Even then, he manages some form of revenge: he spends such enormous quantities of money on “three beautiful horses, one at the barracks and a hunter and a good hack at Misrule [his home]” (17-18) that his children “went about in shabby, out-at-elbow clothes, and much-worn boots” and, barring the eldest boy, were taught “by a very third-class daily governess” (18).
This isn’t the charming, genteel poverty of, say, the Marches or the Peppers. This is something else entirely: poverty enforced from a position of authority against only some of the household, punative poverty in response to perceived misdeeds and, in essence, to punish the children for even existing, for taking from Captain Woolcot his sporting, carefree, bachelor existence in the barracks.
I don’t think it’s only the children who are problematic in the Woolcot household.
And what of young Esther, the stepmother? She doesn’t suffer from the caprices of her husband: she eats roast chicken, rather than bread and butter, and, rather than rags and patches, wears “yellow silk” (26) or “a trailing morning wrapper of white muslin with cherry ribbons” (27). But although, in this sharply divided household, she is aligned with the powerful faction, she too needs some assistance:
It’s not simply that she treats the General “more as if it were a very entertaining kitten than a real live baby” (12). (That poor damn child!)
It’s not even that she can casually say of her infant son, “Nell, take the scissors from the General, he’ll poke his eyes out, bless him” or fail to notice that “the General, mulcted of the scissors, was licking his own muddy shoe all over with his dear little red tongue” (46).

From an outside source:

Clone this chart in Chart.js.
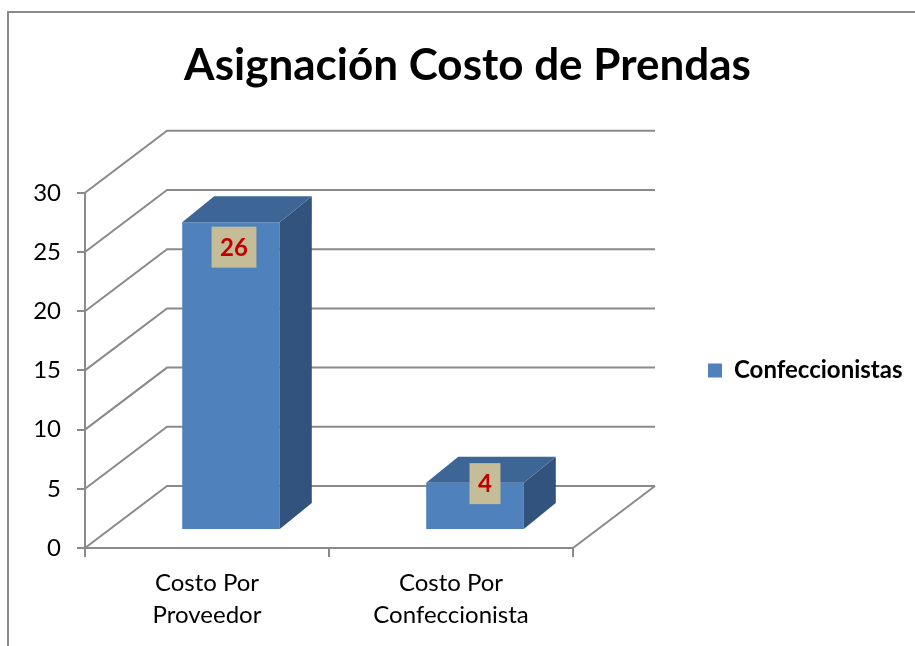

Not, it’s that she’s not coping, at all:
The young stepmother leaned back in her chair and looked round her tragically. . . .
A sob rose in her throat, two tears welled up in her eyes and fell down her smooth, lovely cheeks.
“Seven of you, and I’m only twenty!” she said pitifully. “Oh! it’s too bad—oh dear! it is too bad.” (46)
Seriously, someone call DOCS, before Baby sets fire to the house, Captain Woolcot finally snaps, or Esther does something she’ll regret.
(All quotes from Ethel Turner’s Seven Little Australians. 1894. London: Ward, Lock, 1949.)